## Task prompt
Extract the lines of the material below, beginning with the first and ending with the line that holds "(0,0) rectangle (1209,537);". Skip every picture.

## Material
** start **

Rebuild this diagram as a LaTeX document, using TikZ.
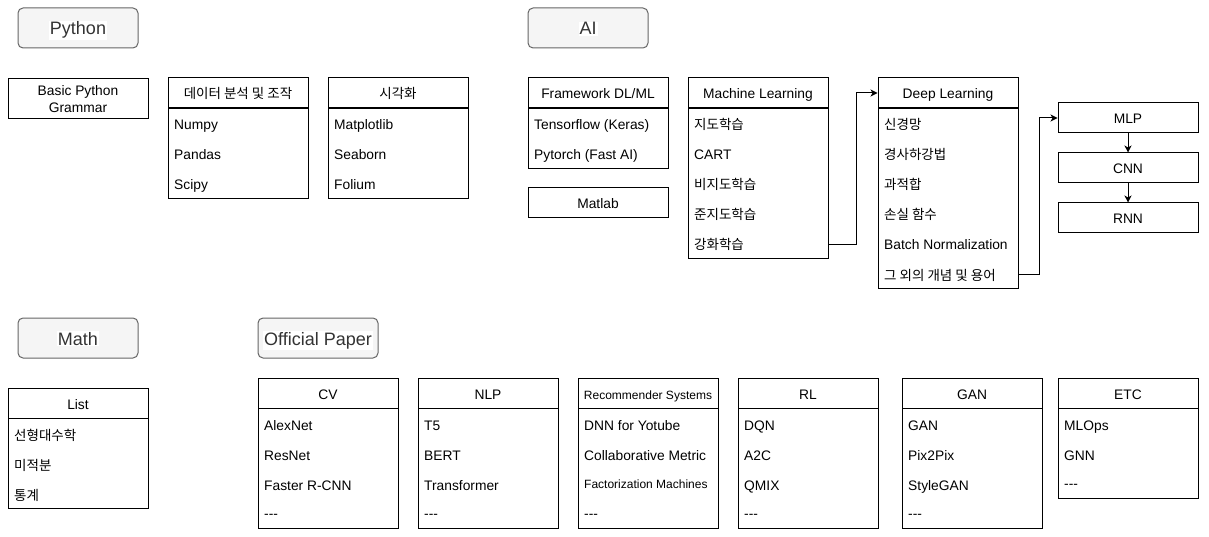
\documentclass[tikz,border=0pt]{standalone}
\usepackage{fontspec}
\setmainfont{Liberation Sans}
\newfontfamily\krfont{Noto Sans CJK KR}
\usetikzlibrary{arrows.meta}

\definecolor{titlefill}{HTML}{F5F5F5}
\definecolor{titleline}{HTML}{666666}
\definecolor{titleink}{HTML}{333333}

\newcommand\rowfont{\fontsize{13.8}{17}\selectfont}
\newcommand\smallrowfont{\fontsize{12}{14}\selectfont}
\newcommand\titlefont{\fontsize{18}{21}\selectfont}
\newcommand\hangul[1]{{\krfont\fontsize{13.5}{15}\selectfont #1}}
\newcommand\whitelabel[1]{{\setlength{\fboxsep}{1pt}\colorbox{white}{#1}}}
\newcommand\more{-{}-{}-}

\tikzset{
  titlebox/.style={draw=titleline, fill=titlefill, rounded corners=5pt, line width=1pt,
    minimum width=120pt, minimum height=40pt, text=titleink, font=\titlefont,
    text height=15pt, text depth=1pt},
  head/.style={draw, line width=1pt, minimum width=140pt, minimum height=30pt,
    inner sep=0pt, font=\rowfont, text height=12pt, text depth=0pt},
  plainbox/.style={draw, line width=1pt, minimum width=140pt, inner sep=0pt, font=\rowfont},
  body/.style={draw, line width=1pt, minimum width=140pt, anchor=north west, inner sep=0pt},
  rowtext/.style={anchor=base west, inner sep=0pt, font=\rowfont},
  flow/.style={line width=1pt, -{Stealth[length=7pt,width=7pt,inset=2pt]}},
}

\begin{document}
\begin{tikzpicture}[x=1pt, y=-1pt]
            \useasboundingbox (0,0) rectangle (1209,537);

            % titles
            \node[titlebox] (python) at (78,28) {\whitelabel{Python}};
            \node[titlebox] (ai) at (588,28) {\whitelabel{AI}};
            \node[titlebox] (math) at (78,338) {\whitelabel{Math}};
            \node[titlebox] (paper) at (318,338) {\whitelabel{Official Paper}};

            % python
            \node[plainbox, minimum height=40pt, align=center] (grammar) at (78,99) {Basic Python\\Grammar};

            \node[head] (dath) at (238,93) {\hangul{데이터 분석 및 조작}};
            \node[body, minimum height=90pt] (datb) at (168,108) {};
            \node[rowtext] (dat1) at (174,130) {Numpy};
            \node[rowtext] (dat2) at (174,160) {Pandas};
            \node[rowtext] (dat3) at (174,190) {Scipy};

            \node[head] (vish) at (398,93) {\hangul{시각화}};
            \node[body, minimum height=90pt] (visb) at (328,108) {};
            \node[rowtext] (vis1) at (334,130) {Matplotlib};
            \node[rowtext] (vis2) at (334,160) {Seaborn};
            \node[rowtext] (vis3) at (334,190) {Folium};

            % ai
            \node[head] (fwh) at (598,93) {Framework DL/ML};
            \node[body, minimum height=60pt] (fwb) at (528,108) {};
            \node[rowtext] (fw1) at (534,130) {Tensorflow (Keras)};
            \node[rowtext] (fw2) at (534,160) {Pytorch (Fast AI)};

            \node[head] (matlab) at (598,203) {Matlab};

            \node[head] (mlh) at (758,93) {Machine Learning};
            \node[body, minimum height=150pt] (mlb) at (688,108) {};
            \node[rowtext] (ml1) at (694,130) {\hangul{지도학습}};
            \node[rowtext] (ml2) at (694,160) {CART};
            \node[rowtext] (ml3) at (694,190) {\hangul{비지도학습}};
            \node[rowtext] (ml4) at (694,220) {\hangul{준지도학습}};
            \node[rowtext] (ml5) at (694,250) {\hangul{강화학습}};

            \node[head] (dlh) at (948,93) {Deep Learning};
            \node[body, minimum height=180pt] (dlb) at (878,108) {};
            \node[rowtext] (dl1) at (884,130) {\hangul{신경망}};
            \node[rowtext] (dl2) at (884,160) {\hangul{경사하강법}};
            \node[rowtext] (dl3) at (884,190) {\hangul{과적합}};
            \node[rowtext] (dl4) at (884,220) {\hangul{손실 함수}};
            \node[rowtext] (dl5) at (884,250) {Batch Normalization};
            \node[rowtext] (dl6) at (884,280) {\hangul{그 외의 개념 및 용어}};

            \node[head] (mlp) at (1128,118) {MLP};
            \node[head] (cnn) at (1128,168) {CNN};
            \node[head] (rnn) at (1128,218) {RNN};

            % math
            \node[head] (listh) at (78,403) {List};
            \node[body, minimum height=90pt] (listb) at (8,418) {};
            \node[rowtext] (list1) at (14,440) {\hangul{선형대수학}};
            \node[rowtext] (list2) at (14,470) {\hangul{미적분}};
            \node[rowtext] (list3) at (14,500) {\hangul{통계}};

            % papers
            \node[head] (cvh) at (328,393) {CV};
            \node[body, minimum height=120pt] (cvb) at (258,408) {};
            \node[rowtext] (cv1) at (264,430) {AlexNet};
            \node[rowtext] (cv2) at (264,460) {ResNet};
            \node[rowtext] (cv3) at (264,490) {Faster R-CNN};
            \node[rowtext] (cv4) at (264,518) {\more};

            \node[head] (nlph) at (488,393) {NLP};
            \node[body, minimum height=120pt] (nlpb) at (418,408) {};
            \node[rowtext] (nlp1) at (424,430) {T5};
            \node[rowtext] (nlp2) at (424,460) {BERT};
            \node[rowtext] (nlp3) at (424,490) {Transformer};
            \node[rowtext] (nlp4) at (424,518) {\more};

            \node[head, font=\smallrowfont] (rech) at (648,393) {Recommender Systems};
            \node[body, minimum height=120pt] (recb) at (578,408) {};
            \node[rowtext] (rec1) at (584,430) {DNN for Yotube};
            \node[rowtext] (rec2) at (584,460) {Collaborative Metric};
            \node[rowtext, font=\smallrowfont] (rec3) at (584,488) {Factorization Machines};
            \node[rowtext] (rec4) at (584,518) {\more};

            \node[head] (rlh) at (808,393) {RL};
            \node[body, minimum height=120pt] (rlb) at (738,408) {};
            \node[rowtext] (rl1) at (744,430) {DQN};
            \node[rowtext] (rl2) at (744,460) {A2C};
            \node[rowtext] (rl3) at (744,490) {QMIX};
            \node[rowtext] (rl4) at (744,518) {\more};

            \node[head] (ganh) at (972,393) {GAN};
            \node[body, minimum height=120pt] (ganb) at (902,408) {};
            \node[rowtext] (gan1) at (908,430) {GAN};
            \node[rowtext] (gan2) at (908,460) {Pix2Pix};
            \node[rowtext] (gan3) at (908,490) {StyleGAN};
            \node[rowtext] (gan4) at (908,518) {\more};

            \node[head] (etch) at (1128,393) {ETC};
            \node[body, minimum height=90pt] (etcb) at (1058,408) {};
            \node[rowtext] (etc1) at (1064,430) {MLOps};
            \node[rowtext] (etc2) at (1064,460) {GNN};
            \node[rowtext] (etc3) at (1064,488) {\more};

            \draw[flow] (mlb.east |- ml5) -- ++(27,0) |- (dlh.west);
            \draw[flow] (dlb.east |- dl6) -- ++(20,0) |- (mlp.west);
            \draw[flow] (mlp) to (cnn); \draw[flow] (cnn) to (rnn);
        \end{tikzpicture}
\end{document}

** end **

## Reply to the exercise
Rebuild this diagram as a LaTeX document, using TikZ.
\documentclass[tikz,border=0pt]{standalone}
\usepackage{fontspec}
\setmainfont{Liberation Sans}
\newfontfamily\krfont{Noto Sans CJK KR}
\usetikzlibrary{arrows.meta}

\definecolor{titlefill}{HTML}{F5F5F5}
\definecolor{titleline}{HTML}{666666}
\definecolor{titleink}{HTML}{333333}

\newcommand\rowfont{\fontsize{13.8}{17}\selectfont}
\newcommand\smallrowfont{\fontsize{12}{14}\selectfont}
\newcommand\titlefont{\fontsize{18}{21}\selectfont}
\newcommand\hangul[1]{{\krfont\fontsize{13.5}{15}\selectfont #1}}
\newcommand\whitelabel[1]{{\setlength{\fboxsep}{1pt}\colorbox{white}{#1}}}
\newcommand\more{-{}-{}-}

\tikzset{
  titlebox/.style={draw=titleline, fill=titlefill, rounded corners=5pt, line width=1pt,
    minimum width=120pt, minimum height=40pt, text=titleink, font=\titlefont,
    text height=15pt, text depth=1pt},
  head/.style={draw, line width=1pt, minimum width=140pt, minimum height=30pt,
    inner sep=0pt, font=\rowfont, text height=12pt, text depth=0pt},
  plainbox/.style={draw, line width=1pt, minimum width=140pt, inner sep=0pt, font=\rowfont},
  body/.style={draw, line width=1pt, minimum width=140pt, anchor=north west, inner sep=0pt},
  rowtext/.style={anchor=base west, inner sep=0pt, font=\rowfont},
  flow/.style={line width=1pt, -{Stealth[length=7pt,width=7pt,inset=2pt]}},
}

\begin{document}
\begin{tikzpicture}[x=1pt, y=-1pt]
            \useasboundingbox (0,0) rectangle (1209,537);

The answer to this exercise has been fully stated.